Il resto dell'album è composto da brevi e spigliate canzonette folk che, anche se ancora leggermente acerbe, presentano quello che sarà lo stile tipico di Arlo Guthrie: leggero, divertente ed ironico, lo stile di un artista che non ha nessuna voglia né intenzione di essere un profeta, e che è il primo a non prendersi troppo sul serio: Arlo, oltre ad essere un ottimo cantautore è anche un bravo interprete, la sua voce leggermente nasale e ben intonata risulta sempre molto piacevole da ascoltare e, accompagnato dalla fidata chitarra acustica intona motivetti facili e di sicura presa come l'esilarante "Ring-Around-A-Rosie Rag" e "The Motorcycle Song", ma anche ballate, "Highway In The Wind" e la bella "I'm Going Home", pacata e lievemente malinconica. "Chilling In The Wind" si segnala per un accattivante sound psichedelico, "Now And Then" per l'efficacia della melodia, il bel ritmo e l'ottima interpretazione, imponendosi come la miglior canzone del lotto.
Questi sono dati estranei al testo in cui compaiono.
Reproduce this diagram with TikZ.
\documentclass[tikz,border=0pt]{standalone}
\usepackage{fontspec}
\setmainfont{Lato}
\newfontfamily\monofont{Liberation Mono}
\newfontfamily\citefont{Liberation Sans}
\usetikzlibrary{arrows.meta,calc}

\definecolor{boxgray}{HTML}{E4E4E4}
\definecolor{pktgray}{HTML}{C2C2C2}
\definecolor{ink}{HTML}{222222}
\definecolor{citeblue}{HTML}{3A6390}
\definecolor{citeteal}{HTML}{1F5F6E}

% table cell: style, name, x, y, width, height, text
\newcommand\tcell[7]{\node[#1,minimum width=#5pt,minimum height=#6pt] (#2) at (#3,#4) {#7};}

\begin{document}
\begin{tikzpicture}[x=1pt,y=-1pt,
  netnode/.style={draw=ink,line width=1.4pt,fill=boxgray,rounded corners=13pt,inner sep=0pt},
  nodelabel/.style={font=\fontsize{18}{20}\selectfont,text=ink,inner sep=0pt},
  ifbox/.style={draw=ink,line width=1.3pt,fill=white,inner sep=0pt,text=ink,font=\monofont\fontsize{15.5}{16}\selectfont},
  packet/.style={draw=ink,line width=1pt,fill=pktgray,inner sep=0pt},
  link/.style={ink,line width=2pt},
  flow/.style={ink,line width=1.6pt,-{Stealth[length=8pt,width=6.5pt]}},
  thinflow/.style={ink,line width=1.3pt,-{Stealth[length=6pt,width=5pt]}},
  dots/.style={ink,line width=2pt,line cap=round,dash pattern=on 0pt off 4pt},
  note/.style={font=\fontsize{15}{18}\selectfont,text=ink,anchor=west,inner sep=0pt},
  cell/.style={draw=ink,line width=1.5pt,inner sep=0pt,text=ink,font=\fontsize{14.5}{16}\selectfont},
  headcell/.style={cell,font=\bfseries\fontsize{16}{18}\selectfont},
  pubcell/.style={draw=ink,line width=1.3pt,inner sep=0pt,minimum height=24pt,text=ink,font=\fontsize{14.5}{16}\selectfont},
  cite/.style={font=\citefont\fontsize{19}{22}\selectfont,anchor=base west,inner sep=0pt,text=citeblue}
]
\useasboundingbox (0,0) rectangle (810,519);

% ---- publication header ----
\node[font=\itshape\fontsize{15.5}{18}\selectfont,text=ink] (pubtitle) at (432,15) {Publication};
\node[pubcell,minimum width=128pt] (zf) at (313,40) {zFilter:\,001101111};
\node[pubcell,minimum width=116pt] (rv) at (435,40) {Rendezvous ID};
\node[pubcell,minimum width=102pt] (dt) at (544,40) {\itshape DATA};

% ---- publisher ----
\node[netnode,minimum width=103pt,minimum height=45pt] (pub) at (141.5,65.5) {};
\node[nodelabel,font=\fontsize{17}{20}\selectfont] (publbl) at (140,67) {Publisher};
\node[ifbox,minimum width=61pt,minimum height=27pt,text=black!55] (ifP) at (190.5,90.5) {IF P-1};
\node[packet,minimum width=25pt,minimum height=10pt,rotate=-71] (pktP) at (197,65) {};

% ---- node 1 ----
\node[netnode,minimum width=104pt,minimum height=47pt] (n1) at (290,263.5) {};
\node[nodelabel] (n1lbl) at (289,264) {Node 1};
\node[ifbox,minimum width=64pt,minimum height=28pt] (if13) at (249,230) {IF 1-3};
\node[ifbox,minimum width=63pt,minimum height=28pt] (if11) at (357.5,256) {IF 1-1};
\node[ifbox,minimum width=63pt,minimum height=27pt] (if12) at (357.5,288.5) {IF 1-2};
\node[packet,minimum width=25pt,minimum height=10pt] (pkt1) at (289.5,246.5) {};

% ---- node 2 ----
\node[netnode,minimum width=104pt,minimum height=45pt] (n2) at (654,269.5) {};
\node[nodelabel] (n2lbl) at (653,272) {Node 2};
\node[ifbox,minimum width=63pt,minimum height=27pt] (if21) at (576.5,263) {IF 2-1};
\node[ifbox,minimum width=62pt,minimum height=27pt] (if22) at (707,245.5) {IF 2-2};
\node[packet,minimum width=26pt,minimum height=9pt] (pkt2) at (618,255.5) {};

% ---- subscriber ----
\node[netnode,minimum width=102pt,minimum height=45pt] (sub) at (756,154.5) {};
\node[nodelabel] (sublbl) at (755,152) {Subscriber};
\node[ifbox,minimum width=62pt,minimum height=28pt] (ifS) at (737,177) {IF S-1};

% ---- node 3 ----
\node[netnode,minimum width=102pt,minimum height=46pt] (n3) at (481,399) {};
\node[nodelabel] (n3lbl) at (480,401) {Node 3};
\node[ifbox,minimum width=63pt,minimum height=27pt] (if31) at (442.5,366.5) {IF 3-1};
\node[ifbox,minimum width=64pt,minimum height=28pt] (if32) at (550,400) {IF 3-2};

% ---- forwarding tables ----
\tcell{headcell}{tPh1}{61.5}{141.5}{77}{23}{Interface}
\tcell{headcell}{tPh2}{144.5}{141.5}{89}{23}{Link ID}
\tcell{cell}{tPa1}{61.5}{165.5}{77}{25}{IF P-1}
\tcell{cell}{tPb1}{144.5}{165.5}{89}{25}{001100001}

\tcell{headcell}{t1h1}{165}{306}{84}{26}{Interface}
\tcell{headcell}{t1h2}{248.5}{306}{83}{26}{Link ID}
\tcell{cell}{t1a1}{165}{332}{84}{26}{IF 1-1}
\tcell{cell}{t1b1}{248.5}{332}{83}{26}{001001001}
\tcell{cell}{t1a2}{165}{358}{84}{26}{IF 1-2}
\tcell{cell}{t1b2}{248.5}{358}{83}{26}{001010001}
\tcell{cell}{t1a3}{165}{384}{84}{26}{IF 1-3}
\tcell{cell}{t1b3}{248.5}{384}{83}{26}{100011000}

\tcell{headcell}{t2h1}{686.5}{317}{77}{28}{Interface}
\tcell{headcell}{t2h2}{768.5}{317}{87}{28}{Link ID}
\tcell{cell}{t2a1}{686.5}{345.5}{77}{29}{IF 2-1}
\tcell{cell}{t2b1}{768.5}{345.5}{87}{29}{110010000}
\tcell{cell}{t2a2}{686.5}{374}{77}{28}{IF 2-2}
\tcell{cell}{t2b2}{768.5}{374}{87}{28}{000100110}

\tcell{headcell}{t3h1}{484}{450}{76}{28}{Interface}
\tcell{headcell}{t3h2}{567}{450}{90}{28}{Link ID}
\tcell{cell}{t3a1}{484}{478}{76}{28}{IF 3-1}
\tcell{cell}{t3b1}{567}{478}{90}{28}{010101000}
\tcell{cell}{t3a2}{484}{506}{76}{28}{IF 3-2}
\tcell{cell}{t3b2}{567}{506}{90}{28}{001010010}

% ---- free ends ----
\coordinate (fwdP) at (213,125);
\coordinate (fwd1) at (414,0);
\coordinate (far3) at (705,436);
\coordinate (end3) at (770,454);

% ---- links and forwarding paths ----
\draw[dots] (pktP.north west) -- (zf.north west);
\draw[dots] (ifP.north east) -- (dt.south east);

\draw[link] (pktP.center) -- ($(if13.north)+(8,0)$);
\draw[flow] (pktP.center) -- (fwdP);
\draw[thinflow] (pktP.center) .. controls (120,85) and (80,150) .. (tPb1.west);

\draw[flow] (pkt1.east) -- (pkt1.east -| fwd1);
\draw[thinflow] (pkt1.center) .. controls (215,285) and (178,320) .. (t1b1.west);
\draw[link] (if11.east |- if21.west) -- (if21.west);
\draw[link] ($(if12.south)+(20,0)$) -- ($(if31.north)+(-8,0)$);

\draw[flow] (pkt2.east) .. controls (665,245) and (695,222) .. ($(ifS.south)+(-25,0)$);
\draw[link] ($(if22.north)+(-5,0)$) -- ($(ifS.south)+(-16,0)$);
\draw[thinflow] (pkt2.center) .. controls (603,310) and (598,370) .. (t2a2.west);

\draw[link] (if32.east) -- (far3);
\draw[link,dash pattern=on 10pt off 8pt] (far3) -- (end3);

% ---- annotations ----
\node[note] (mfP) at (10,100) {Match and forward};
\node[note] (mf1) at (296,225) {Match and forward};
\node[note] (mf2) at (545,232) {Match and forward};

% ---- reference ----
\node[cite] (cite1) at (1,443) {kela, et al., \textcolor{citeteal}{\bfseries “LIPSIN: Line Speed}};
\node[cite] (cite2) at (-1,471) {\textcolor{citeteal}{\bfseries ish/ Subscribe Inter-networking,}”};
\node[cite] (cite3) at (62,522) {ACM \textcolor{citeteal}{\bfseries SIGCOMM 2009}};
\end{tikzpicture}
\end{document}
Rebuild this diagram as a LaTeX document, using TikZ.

"Alice's Restaurant" nel complesso è un gran bel disco, nel suo insieme e non solo per quanto riguarda l'epico monologo iniziale, un bel fuoco d'artificio che inaugurerà una carriera lunga e feconda; a cui è mancato solo un vero e proprio album capolavoro che potesse consacrarla definitivamente, ma questo forse ad Arlo Guthrie interessa fino ad un certo punto.